By Amy Pollock
The arid expanses of the Sahara desert could be transformed within a decade, according to French architecture company OXO.
The Parisian firm has proposed building a futuristic mixed-use tower in the world's biggest desert. The tower's design is based on renewable resources like rainwater collection, solar power and geothermal energy to make it an entire sustainable city in one building.
French-Moroccan architect Manal Rachdi is behind the 450 meter tower design, which would have a floor area of 780,000 square meters (approximately 840000 square feet).
The design is conceptual and has not yet been commissioned. Rachdi said his motive was to think about new ways of urbanizing 'hostile' environments such as the Sahara.
"We tried to think of a concept which enables us to create not a building but a vertical city in the desert. It's a place which is hostile and where it's difficult to live so we created this tower including a kind of protective shell," he said.
More than 20 percent of the floorspace is designed for offices, while a hotel and 600 housing units would be created on another 50 percent of the available floorspace. The aim of the tower is to house a whole city, its designer explained.
"The idea is to make a city out of this tower. A city includes many things. The idea is to obtain a building combining different programs including housing units adjacent to offices of course. There is a museum, an meteorological observatory on the Sahara, there are libraries, gyms, pools. The idea was really to offer a sufficient number of programs to be able to remain self-sufficient and not to have to rely on other buildings or have to create new ones," said Rachdi.

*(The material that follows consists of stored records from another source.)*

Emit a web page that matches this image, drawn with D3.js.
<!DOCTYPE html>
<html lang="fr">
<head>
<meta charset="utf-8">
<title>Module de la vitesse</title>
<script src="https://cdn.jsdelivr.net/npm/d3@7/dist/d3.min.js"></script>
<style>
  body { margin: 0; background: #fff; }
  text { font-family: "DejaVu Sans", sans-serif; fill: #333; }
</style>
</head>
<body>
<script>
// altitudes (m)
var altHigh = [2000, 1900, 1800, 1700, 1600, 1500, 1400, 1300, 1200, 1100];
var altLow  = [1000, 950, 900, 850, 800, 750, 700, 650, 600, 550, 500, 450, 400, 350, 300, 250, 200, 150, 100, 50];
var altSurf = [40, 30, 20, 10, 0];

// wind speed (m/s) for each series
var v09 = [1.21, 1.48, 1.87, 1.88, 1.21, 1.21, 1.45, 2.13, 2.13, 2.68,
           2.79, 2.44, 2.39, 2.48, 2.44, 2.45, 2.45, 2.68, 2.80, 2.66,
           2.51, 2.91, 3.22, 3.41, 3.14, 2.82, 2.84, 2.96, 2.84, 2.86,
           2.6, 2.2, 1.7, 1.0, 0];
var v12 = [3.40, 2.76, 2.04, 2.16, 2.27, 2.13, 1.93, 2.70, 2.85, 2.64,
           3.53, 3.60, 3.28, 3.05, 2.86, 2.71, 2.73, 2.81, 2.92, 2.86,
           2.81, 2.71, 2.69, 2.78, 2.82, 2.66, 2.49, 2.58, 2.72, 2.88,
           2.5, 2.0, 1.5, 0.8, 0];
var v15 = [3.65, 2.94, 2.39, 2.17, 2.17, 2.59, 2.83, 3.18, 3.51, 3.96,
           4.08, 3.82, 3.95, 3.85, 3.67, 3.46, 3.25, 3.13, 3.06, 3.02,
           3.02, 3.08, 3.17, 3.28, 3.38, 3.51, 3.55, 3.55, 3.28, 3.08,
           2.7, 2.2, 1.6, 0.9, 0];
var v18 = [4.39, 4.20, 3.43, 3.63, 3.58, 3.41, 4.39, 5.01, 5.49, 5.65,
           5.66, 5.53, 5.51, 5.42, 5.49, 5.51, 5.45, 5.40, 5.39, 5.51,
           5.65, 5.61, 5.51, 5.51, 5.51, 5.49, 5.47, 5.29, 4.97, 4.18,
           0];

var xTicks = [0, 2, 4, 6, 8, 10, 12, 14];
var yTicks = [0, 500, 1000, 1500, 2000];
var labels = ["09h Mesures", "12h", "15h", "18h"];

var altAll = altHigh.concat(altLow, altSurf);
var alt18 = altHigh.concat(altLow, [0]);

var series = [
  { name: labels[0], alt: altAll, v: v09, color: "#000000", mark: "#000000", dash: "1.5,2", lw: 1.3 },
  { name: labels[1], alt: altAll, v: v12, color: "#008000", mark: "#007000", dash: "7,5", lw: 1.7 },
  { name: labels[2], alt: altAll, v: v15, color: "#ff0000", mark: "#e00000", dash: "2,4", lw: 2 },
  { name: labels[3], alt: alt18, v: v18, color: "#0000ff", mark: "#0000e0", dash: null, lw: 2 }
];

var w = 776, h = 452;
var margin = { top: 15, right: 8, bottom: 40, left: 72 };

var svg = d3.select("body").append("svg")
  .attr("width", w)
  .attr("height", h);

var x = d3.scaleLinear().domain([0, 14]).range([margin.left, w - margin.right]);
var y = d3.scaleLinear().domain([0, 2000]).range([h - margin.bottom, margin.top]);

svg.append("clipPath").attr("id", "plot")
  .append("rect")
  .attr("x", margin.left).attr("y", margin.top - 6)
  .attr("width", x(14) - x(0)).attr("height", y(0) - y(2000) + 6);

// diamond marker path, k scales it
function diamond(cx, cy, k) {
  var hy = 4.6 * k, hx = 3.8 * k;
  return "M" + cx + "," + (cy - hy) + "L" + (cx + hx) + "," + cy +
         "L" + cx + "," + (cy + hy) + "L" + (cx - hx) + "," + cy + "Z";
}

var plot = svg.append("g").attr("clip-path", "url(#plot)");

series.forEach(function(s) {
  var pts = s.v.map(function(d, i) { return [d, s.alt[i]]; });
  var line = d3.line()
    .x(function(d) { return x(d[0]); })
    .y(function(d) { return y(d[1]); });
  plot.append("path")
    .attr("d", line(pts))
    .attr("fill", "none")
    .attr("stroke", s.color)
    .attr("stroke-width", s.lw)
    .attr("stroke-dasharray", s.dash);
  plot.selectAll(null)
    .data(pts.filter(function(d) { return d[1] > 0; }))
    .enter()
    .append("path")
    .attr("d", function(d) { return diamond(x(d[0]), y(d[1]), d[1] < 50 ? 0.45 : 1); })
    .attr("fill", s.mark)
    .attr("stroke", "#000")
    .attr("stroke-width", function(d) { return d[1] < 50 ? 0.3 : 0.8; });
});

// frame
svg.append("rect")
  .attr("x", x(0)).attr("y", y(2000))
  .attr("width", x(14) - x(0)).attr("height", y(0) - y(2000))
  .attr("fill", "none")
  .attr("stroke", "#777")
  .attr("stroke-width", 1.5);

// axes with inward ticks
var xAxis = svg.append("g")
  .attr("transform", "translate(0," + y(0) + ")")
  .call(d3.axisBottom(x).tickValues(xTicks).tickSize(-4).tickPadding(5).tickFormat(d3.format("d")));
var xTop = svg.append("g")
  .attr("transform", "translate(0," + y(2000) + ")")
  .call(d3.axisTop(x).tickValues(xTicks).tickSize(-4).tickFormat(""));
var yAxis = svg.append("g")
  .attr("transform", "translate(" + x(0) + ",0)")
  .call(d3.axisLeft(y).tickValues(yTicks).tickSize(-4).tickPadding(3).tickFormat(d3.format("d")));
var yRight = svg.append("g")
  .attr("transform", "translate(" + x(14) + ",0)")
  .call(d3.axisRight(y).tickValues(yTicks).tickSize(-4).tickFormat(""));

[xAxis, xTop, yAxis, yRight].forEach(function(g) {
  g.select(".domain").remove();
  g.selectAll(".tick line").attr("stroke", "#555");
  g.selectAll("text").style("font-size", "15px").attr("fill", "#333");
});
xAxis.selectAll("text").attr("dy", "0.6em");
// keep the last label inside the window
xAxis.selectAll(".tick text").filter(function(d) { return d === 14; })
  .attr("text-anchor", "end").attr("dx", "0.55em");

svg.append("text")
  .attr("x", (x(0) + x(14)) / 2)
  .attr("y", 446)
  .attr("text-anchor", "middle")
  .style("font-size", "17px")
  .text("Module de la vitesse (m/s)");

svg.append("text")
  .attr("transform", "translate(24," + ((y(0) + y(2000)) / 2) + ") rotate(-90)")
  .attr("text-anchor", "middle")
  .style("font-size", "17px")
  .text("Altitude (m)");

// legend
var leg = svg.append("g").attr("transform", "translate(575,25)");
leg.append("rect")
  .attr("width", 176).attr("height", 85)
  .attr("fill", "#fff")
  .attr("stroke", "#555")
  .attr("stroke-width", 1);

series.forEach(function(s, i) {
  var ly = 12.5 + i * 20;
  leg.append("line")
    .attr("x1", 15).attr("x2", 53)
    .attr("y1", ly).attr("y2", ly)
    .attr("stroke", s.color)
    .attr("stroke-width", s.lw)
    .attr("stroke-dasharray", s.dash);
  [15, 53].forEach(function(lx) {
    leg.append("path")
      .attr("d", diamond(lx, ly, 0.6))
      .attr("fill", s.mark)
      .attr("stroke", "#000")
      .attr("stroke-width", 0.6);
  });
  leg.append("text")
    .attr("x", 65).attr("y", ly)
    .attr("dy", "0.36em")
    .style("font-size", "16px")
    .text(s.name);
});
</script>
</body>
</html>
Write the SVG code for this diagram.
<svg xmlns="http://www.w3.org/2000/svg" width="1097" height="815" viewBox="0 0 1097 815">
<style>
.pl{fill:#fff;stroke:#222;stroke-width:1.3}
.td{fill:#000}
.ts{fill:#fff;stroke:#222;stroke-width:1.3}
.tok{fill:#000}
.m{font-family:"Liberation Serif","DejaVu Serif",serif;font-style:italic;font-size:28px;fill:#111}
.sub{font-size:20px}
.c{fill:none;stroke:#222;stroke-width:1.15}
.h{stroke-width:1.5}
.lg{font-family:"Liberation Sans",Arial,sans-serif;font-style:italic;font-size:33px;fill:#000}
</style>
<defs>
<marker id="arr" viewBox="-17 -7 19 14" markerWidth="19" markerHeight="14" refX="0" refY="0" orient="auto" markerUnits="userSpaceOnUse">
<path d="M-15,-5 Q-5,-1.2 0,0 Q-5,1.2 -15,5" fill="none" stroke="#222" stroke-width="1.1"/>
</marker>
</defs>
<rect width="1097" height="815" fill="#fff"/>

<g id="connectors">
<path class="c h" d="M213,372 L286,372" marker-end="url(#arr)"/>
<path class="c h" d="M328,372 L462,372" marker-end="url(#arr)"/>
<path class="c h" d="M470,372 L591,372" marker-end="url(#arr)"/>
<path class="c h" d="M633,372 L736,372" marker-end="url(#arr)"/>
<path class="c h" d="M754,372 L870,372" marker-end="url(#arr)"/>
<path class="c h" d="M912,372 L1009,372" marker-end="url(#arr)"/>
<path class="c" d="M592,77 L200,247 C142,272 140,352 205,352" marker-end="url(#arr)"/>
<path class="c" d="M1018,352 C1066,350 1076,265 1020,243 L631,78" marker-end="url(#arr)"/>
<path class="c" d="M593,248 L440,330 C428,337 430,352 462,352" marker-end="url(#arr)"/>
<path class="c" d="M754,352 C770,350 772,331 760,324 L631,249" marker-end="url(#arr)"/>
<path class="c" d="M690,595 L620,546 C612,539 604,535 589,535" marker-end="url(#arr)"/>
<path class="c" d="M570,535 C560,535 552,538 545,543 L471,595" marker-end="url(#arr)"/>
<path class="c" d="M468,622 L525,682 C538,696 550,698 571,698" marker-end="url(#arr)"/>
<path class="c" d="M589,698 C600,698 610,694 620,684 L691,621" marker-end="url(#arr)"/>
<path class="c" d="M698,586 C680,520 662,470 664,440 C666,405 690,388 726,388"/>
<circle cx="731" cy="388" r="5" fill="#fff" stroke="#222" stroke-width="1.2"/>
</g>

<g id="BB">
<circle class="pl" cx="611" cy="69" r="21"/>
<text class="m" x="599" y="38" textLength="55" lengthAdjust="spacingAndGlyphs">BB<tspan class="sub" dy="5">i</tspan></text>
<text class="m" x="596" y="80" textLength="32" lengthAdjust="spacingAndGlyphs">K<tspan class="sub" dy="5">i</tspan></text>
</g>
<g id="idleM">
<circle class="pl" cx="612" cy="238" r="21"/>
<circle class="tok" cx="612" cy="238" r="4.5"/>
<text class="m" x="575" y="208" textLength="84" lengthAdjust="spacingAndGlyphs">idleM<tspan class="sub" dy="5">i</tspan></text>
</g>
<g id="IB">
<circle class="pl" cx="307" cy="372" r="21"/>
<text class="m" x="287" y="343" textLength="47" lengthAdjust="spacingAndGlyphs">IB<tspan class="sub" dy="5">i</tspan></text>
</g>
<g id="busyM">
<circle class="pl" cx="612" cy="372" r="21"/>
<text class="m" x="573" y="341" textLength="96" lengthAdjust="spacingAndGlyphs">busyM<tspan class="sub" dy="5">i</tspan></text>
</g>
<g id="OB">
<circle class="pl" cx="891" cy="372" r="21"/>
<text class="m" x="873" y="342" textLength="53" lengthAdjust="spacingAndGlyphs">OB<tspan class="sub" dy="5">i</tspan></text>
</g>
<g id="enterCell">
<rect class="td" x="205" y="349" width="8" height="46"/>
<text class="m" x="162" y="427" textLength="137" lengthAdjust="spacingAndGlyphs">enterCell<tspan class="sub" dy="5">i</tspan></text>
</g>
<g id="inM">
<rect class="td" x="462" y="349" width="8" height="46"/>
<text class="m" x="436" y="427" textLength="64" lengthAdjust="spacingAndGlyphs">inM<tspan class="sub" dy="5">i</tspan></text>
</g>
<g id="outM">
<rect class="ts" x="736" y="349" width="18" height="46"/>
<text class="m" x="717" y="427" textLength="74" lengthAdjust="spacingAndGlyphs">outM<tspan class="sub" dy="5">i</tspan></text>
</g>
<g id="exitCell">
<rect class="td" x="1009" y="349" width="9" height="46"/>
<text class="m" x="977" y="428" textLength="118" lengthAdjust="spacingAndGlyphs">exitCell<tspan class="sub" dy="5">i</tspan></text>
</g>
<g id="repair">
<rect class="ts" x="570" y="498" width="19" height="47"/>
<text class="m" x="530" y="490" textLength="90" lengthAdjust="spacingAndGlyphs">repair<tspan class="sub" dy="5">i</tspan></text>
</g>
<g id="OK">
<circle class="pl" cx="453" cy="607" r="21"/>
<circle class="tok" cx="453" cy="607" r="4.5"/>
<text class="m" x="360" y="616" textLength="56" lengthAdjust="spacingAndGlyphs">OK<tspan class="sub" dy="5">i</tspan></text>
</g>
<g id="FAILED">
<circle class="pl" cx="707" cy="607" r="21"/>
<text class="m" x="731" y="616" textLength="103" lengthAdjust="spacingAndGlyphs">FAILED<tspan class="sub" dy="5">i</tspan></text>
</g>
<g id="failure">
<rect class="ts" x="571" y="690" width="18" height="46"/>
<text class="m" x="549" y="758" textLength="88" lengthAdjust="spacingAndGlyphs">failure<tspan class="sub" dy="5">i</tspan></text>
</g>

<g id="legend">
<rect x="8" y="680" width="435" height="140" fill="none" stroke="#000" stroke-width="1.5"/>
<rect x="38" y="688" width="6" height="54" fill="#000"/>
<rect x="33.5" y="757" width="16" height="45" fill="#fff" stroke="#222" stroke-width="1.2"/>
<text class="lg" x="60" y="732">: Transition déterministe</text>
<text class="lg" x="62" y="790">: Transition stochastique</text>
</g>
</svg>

The harsh desert environment is kept at bay in the design, with a central inner tower covered in plants to serve as a vertical garden.
"The consequence is that we recreate a livable and green ecosystem inside the tower, which otherwise could not exist in the middle of the Sahara," explained Rachdi.
OXO's desert tower incorporates shades and natural ventilation to help control the temperature. The geothermal technology proposed sees the rainwater collected being injected underground where heat from the earth would turn it into steam to generate energy.
Rachdi said the tower's use of sustainable technologies would make the vertical city very efficient, including using some of the rainwater collected for the irrigation of the vertical garden, despite the parched proposed location.
He described his design as an 'ecosystem'.
"When you get closer and you get in -like here-, you can see large water basins which refresh the air and refresh the space and then you enter in this inner space which is the second tower, a large vertical park , a large vertical forrest which has developed inside the building. Then, you get to spaces aimed to become offices, large landscape offices where nature is present. It comes from this large patio where we created an ecosystem," he said.
The Sahara desert is expanding southward at a rate of 48 km (30 miles) a year, forcing whole communities to migrate and pushing them on to land occupied by other groups, researchers said in a 2011 study.
Summer temperatures in the desert can top 45 degrees Celsius (116 Fahrenheit) and it is currently one of the most sparsely populated regions of the world, with around 4 million people living there, many nomadic.
The French architects envisage work starting on the project in 2025, with construction phased over 50 years.